__TASK DETAILS__: Extract, without alteration, each line from the start of the listing to the line bearing "294, 470, 528])".

__MATERIAL__:
-*-

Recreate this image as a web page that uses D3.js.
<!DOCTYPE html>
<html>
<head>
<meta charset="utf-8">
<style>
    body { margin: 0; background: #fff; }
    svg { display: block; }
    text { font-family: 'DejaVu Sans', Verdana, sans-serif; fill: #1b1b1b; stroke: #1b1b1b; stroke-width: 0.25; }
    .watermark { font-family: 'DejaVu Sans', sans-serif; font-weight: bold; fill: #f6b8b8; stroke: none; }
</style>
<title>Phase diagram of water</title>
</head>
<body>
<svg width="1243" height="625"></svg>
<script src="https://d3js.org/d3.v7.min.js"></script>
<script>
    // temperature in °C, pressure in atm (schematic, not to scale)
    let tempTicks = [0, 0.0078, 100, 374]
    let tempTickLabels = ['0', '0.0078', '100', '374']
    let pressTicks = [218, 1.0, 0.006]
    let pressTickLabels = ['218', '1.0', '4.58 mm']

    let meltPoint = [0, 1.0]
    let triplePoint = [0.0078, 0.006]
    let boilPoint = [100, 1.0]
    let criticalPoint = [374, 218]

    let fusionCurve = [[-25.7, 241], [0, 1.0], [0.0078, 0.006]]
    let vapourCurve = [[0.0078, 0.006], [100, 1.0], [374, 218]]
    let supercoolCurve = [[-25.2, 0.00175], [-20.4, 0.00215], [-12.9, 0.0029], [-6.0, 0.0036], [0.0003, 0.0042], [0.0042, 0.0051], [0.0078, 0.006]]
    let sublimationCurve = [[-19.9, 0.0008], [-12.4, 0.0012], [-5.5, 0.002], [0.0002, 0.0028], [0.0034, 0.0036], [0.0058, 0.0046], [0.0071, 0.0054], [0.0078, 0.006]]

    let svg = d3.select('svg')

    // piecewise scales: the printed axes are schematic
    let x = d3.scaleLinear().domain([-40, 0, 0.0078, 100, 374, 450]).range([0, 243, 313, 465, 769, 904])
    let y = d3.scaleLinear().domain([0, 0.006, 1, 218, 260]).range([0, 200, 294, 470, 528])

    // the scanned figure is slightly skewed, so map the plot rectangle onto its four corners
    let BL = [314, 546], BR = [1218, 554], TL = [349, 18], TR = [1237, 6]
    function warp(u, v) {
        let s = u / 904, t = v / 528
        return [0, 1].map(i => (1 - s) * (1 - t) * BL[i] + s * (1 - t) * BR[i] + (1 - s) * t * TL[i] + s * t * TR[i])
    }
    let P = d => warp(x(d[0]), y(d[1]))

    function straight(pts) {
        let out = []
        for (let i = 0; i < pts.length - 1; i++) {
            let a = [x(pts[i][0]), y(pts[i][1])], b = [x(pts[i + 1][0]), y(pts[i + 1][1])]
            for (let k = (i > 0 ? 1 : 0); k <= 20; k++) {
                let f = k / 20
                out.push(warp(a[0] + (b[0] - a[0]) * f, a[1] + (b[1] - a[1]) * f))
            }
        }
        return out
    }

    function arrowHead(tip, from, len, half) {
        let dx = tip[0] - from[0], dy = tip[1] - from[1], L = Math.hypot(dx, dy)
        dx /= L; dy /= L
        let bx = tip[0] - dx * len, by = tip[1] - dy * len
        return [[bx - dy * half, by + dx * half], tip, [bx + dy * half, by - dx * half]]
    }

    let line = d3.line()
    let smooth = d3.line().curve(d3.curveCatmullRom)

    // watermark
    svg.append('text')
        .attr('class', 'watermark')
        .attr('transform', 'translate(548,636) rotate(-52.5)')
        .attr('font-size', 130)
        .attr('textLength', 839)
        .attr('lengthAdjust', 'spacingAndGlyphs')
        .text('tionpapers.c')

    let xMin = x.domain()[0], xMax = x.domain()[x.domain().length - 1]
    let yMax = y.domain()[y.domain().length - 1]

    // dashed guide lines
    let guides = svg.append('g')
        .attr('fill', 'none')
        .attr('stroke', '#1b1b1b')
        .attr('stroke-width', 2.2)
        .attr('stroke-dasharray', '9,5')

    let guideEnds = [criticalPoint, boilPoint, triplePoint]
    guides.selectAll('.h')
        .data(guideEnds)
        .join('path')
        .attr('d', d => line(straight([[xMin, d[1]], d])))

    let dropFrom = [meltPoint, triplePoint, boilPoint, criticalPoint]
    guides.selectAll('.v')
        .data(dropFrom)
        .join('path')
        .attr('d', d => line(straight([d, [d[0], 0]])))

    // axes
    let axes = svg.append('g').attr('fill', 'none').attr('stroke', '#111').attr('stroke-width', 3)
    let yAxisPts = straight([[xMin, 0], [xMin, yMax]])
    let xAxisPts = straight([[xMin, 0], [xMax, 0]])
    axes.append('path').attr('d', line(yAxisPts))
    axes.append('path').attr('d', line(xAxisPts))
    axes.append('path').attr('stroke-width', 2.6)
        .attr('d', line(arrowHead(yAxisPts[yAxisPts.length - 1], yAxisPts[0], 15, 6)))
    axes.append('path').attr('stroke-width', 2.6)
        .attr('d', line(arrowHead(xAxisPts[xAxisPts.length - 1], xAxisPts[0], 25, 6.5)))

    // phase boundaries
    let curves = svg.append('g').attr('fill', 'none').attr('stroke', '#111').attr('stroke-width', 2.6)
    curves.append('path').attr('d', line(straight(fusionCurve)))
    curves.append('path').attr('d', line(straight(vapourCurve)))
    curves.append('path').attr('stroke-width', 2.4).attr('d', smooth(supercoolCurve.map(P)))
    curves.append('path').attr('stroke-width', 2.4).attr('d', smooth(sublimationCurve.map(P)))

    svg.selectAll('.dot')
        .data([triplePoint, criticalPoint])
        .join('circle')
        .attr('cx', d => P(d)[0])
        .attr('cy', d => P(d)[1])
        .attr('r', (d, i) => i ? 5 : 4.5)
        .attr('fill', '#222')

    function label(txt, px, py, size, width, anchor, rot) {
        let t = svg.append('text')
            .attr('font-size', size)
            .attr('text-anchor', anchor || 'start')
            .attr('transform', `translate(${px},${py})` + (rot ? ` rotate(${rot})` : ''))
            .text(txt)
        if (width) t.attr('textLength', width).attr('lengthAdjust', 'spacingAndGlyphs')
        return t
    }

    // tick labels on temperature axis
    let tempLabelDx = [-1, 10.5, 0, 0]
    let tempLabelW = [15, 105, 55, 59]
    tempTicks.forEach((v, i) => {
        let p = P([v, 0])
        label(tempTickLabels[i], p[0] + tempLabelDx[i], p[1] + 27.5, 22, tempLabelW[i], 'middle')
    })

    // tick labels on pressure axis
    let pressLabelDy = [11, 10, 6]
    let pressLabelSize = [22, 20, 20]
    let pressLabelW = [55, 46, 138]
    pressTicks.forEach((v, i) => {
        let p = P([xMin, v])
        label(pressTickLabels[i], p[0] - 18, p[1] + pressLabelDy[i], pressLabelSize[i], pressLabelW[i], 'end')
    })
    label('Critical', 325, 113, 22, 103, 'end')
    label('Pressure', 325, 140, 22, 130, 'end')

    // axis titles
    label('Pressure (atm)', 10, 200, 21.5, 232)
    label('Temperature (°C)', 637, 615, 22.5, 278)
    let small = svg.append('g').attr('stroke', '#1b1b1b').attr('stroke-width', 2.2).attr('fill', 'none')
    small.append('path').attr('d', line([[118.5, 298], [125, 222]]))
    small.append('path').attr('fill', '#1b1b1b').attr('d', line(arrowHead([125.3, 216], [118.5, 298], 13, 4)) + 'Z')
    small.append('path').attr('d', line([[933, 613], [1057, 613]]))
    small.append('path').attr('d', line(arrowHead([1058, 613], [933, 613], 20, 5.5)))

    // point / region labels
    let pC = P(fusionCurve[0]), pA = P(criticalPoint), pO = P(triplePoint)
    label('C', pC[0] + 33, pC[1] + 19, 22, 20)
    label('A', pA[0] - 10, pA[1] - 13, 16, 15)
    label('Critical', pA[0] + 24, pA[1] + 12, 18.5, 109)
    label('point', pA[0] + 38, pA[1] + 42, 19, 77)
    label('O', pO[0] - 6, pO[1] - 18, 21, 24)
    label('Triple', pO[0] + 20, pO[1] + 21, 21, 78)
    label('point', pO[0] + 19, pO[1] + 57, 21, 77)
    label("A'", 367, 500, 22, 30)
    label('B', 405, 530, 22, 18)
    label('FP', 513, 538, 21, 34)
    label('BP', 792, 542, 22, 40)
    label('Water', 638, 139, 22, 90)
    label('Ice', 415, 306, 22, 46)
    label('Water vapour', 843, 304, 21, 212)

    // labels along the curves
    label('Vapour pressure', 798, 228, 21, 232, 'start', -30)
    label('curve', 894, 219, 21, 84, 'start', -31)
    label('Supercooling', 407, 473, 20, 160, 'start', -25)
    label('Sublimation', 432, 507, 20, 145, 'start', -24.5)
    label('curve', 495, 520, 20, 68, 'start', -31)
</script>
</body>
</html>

-*-

__EXERCISE ANSWER__:
Recreate this image as a web page that uses D3.js.
<!DOCTYPE html>
<html>
<head>
<meta charset="utf-8">
<style>
    body { margin: 0; background: #fff; }
    svg { display: block; }
    text { font-family: 'DejaVu Sans', Verdana, sans-serif; fill: #1b1b1b; stroke: #1b1b1b; stroke-width: 0.25; }
    .watermark { font-family: 'DejaVu Sans', sans-serif; font-weight: bold; fill: #f6b8b8; stroke: none; }
</style>
<title>Phase diagram of water</title>
</head>
<body>
<svg width="1243" height="625"></svg>
<script src="https://d3js.org/d3.v7.min.js"></script>
<script>
    // temperature in °C, pressure in atm (schematic, not to scale)
    let tempTicks = [0, 0.0078, 100, 374]
    let tempTickLabels = ['0', '0.0078', '100', '374']
    let pressTicks = [218, 1.0, 0.006]
    let pressTickLabels = ['218', '1.0', '4.58 mm']

    let meltPoint = [0, 1.0]
    let triplePoint = [0.0078, 0.006]
    let boilPoint = [100, 1.0]
    let criticalPoint = [374, 218]

    let fusionCurve = [[-25.7, 241], [0, 1.0], [0.0078, 0.006]]
    let vapourCurve = [[0.0078, 0.006], [100, 1.0], [374, 218]]
    let supercoolCurve = [[-25.2, 0.00175], [-20.4, 0.00215], [-12.9, 0.0029], [-6.0, 0.0036], [0.0003, 0.0042], [0.0042, 0.0051], [0.0078, 0.006]]
    let sublimationCurve = [[-19.9, 0.0008], [-12.4, 0.0012], [-5.5, 0.002], [0.0002, 0.0028], [0.0034, 0.0036], [0.0058, 0.0046], [0.0071, 0.0054], [0.0078, 0.006]]

    let svg = d3.select('svg')

    // piecewise scales: the printed axes are schematic
    let x = d3.scaleLinear().domain([-40, 0, 0.0078, 100, 374, 450]).range([0, 243, 313, 465, 769, 904])
    let y = d3.scaleLinear().domain([0, 0.006, 1, 218, 260]).range([0, 200, 294, 470, 528])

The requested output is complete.